As per the submissions of the counsel for the applicant Adv. Anant Singh Malik, the applicant was only an employee in the house of accused Lena Paulose and without any cogent evidence had been falsely implicated in the matter. It was further stated that the accused used to carry out maintenance work at her house at Chennai for 10 months, pursuant to which he had no connection with Leena Paulose and her husband.

On the basis of the same factual matrix, it was impossible for the applicant to indulge into any crime syndicate with any of the co-accused, the applicant further submitted.

While according to the Prosecution’s submissions:

1. There were confessional statements of Sukesh Chandrashekhar and B. Moharanraj confessing to the applicant’s involvement.

However, on that submission, the Special NIA Court stated, “This Court would refrain from making much observation on the merits of the case. It is however, would be sufficient to state that the above mentioned confessional statements of two accsued persons were retracted by them”.

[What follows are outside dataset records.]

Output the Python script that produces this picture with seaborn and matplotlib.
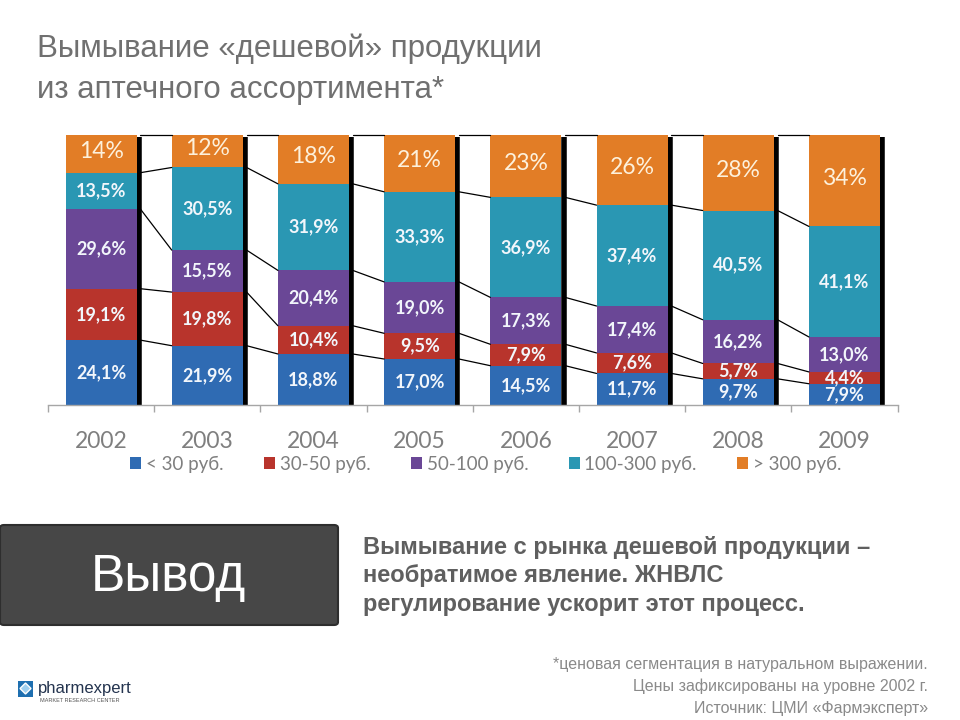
import numpy as np
import matplotlib
matplotlib.use("Agg")
import matplotlib.pyplot as plt
import seaborn as sns
from matplotlib.patches import FancyBboxPatch, Rectangle, Patch, Polygon

# ---- data ----
years = ["2002", "2003", "2004", "2005", "2006", "2007", "2008", "2009"]
segments = ["< 30 руб.", "30-50 руб.", "50-100 руб.", "100-300 руб.", "> 300 руб."]
lt30 = [24.1, 21.9, 18.8, 17.0, 14.5, 11.7, 9.7, 7.9]
r30_50 = [19.1, 19.8, 10.4, 9.5, 7.9, 7.6, 5.7, 4.4]
r50_100 = [29.6, 15.5, 20.4, 19.0, 17.3, 17.4, 16.2, 13.0]
r100_300 = [13.5, 30.5, 31.9, 33.3, 36.9, 37.4, 40.5, 41.1]
gt300 = [14, 12, 18, 21, 23, 26, 28, 34]
colors = ["#2f6bb3", "#b8342c", "#6a4796", "#2a97b3", "#e27d26"]

sns.set_theme(style="white")
plt.rcParams["font.family"] = ["Liberation Sans", "DejaVu Sans"]

vals = np.array([lt30, r30_50, r50_100, r100_300, gt300], dtype=float)
shares = vals / vals.sum(axis=0) * 100.0
cum = np.cumsum(shares, axis=0)
lower = cum - shares

fig = plt.figure(figsize=(9.6, 7.2), dpi=100)
ax = fig.add_axes([0.05, 1 - 405 / 720, 0.885, 270 / 720])

W = 0.67
n = len(years)
xs = np.arange(n)

# shadows on right of bars
ax.vlines(xs + W / 2 + 0.02, 0, 99.2, color="black", lw=4, zorder=0.8)

# stacked bars drawn as cumulative overlays (top first)
for k in range(len(segments) - 1, -1, -1):
    sns.barplot(x=years, y=cum[k], color=colors[k], width=W, saturation=1,
                linewidth=0, ax=ax, zorder=1)

# connecting lines
for k in range(len(segments)):
    for i in range(n - 1):
        ax.plot([i + W / 2 + 0.035, i + 1 - W / 2], [cum[k][i], cum[k][i + 1]],
                color="black", lw=0.9, zorder=2, clip_on=False)

# labels
for k in range(len(segments)):
    for i in range(n):
        mid = (lower[k][i] + cum[k][i]) / 2
        if k == 4:
            txt = f"{int(vals[k][i])}%"
            ax.text(i, mid + 1, txt, ha="center", va="center", fontsize=16.5,
                    color="#fdf1dc", family=["Lato", "DejaVu Sans"], zorder=3)
        else:
            txt = f"{vals[k][i]:.1f}%".replace(".", ",")
            ax.text(i, mid, txt, ha="center", va="center", fontsize=13,
                    fontweight="bold", color="#f2f6fb",
                    family=["Lato", "DejaVu Sans"], zorder=3)

ax.set_xlim(-0.5, n - 0.5)
ax.set_ylim(0, 100)
ax.set_yticks([])
ax.set_ylabel("")
ax.set_xlabel("")
for s in ["top", "left", "right"]:
    ax.spines[s].set_visible(False)
ax.spines["bottom"].set_color("#a6a6a6")
ax.spines["bottom"].set_linewidth(1)
ax.set_xticks(xs)
ax.set_xticklabels(years, fontsize=16.5, color="#7f7f7f", family=["Lato", "DejaVu Sans"])
ax.tick_params(axis="x", which="major", length=0, pad=19)
ax.set_xticks(np.arange(-0.5, n, 1.0), minor=True)
ax.tick_params(axis="x", which="minor", length=5, width=1, color="#a6a6a6", direction="out")
ax.tick_params(axis="x", which="minor", bottom=True)

# legend
handles = [Patch(facecolor=c, edgecolor="none") for c in colors]
fig.legend(handles, segments, loc="center", bbox_to_anchor=(0.506, 1 - 464 / 720),
           ncol=5, frameon=False, handlelength=0.6, handleheight=0.6,
           handletextpad=0.25, columnspacing=2.15,
           prop={"family": ["Lato", "DejaVu Sans"], "size": 13.5},
           labelcolor="#7f7f7f")

# title
fig.text(37 / 960, 1 - 33 / 720, "Вымывание «дешевой» продукции\nиз аптечного ассортимента*",
         ha="left", va="top", fontsize=22.5, color="#707070", linespacing=1.5)

# conclusion box
box = FancyBboxPatch((0, 1 - 625 / 720), 338 / 960, 100 / 720,
                     boxstyle="round,pad=0,rounding_size=0.004",
                     transform=fig.transFigure, facecolor="#474747",
                     edgecolor="#2e2e2e", lw=1.5)
fig.patches.append(box)
fig.text(168 / 960, 1 - 577 / 720, "Вывод", ha="center", va="center",
         fontsize=37, color="white")

fig.text(363 / 960, 1 - 536 / 720,
         "Вымывание с рынка дешевой продукции –\nнеобратимое явление. ЖНВЛС\nрегулирование ускорит этот процесс.",
         ha="left", va="top", fontsize=17, fontweight="bold", color="#5f5f5f",
         linespacing=1.3)

# footnote
fig.text(928 / 960, 1 - 657 / 720,
         "*ценовая сегментация в натуральном выражении.\nЦены зафиксированы на уровне 2002 г.\nИсточник: ЦМИ «Фармэксперт»",
         ha="right", va="top", fontsize=11.5, color="#8a8a8a", linespacing=1.55)

# logo
fig.patches.append(Rectangle((18 / 960, 1 - 697 / 720), 15 / 960, 16 / 720,
                             transform=fig.transFigure, facecolor="#1e6fb0",
                             edgecolor="none"))
fig.patches.append(Polygon([(25.5 / 960, 1 - 683 / 720), (31 / 960, 1 - 688.5 / 720),
                            (25.5 / 960, 1 - 694 / 720), (20 / 960, 1 - 688.5 / 720)],
                           closed=True, transform=fig.transFigure,
                           facecolor="#9fd0f0", edgecolor="white", lw=1))
fig.text(38 / 960, 1 - 688 / 720, "pharmexpert", ha="left", va="center",
         fontsize=12, color="#24344f")
fig.text(40 / 960, 1 - 701 / 720, "MARKET RESEARCH CENTER", ha="left", va="center",
         fontsize=4, color="#555555")

fig.savefig("out.png", dpi=100)
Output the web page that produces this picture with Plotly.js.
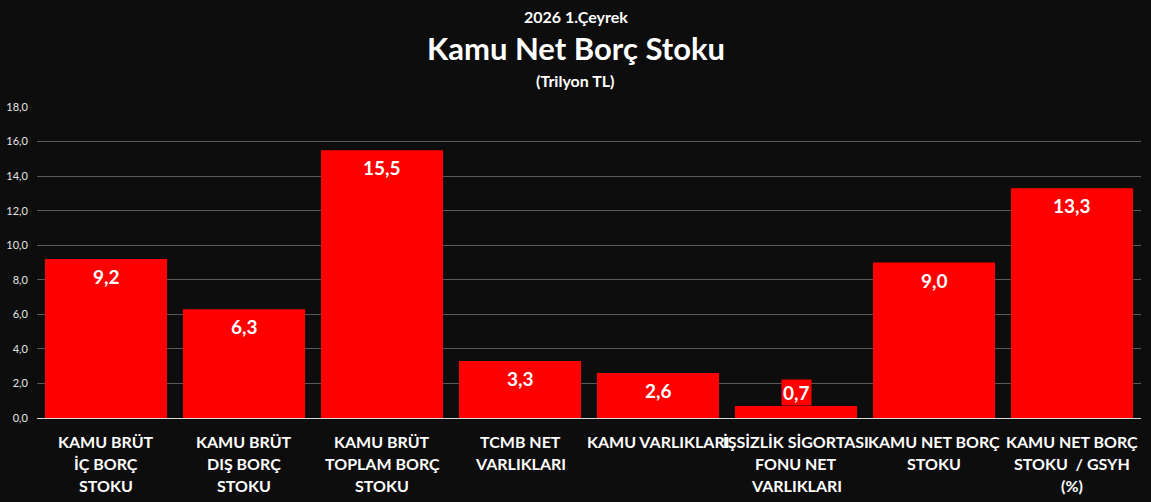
<!DOCTYPE html>
<html><head><meta charset="utf-8">
<script src="https://cdn.plot.ly/plotly-3.0.1.min.js"></script>
<style>html,body{margin:0;padding:0;background:#0d0d0d;}#c{width:1151px;height:502px;}</style>
</head><body><div id="c"></div>
<script>
const categories = [
  ["KAMU BRÜT","İÇ BORÇ","STOKU"],
  ["KAMU BRÜT","DIŞ BORÇ","STOKU"],
  ["KAMU BRÜT","TOPLAM BORÇ","STOKU"],
  ["TCMB NET","VARLIKLARI"],
  ["KAMU VARLIKLARI"],
  ["İŞSİZLİK SİGORTASI","FONU NET","VARLIKLARI"],
  ["KAMU NET BORÇ","STOKU"],
  ["KAMU NET BORÇ","STOKU  / GSYH","(%)"]
];
const values = [9.2, 6.3, 15.5, 3.3, 2.6, 0.7, 9.0, 13.3];
const valueLabels = ["9,2","6,3","15,5","3,3","2,6","0,7","9,0","13,3"];
const yTicks = [0,2,4,6,8,10,12,14,16,18];
const yTickLabels = ["0,0","2,0","4,0","6,0","8,0","10,0","12,0","14,0","16,0","18,0"];
const subTitle = "2026 1.Çeyrek";
const mainTitle = "Kamu Net Borç Stoku";
const unitTitle = "(Trilyon TL)";

const font = "Lato, 'Open Sans', sans-serif";
const xs = values.map((v,i)=>i);
const annotations = [];
values.forEach((v,i)=>{
  const small = v < 1.5;
  annotations.push({
    x: i, y: v, xref:'x', yref:'y', text: valueLabels[i], showarrow:false,
    yanchor: small ? 'bottom' : 'top', yshift: small ? 0 : -4,
    bgcolor:'#ff0000', borderpad:1,
    font:{family:font, size:19, color:'#ffffff', weight:'bold'}
  });
});
categories.forEach((lines,i)=>{
  lines.forEach((t,j)=>{
    annotations.push({x:i, y:0, xref:'x', yref:'paper', yanchor:'middle', yshift:-23-22*j,
      text:t, showarrow:false, font:{family:font, size:16, color:'#ffffff', weight:'bold'}});
  });
});
const tx = 0.488;
annotations.push(
  {xref:'paper', yref:'paper', x:tx, y:1, xanchor:'center', yanchor:'middle', yshift:91, showarrow:false, text:subTitle, font:{family:font,size:16,color:'#fff',weight:'bold'}},
  {xref:'paper', yref:'paper', x:tx, y:1, xanchor:'center', yanchor:'middle', yshift:59, showarrow:false, text:mainTitle, font:{family:font,size:31,color:'#fff',weight:'bold'}},
  {xref:'paper', yref:'paper', x:tx, y:1, xanchor:'center', yanchor:'middle', yshift:27, showarrow:false, text:unitTitle, font:{family:font,size:16,color:'#fff',weight:'bold'}}
);

Plotly.newPlot('c', [{
  type:'bar', x: xs, y: values,
  marker:{color:'#ff0000'}, hoverinfo:'none'
}], {
  width:1151, height:502,
  paper_bgcolor:'#0d0d0d', plot_bgcolor:'#0d0d0d',
  margin:{l:37, r:10, t:107, b:84},
  bargap:0.115,
  showlegend:false,
  xaxis:{range:[-0.5,7.5], showgrid:false, zeroline:false, showline:false, ticks:'', showticklabels:false},
  yaxis:{range:[0,18], tickmode:'array', tickvals:yTicks, ticktext:yTickLabels,
    showgrid:true, gridcolor:'#595959', gridwidth:1, zeroline:true, zerolinecolor:'#d9d9d9', zerolinewidth:1,
    tickfont:{family:font, size:11, color:'#e6e6e6'}, ticks:'', ticklabelstandoff:8, automargin:false},
  annotations: annotations
}, {staticPlot:true});
</script></body></html>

2. As per the statement recorded of witness Noufal, u/s 161 CrpC, accsued Arun Muthu, B. Mohanraj, Kmalesh Kothari used to visit the house of Sukesh Chandrashekhar and Leena Paulose and the applicant was residing permanently.

On the second submission the Court was of the opinion that the fact in itself did not incriminate anything against the Joe specifically when admittedly he was an employee in the house of Ms Leena. "It is to be noted that there must be direct evidence, rather than an evidence from which some inference can be drawn or assumption can be taken this way or that way”, court said.

3. Pressed charges under Section 17(2) of the Maharashtra Control of Organised Crime Act, 1999, which gives power to the Court to presume that a property/pecuniary resources have been acquired through illegal activities, if a person is not able to give a satisfactorily account of property.

On the third submission, the Court stated, “If presumption under the above said provision is permitted to be taken even at the initial stages like bail application, then very purpose of taking evidence in the mattes of MCOC Act, 1999 would be useless”.

However, the Court also stated that the expressions given for disposal of the present bail matter shall not have any effect on the merits of the matter.

Case Title: State vs Sukesh Chandrashekhar and Ors.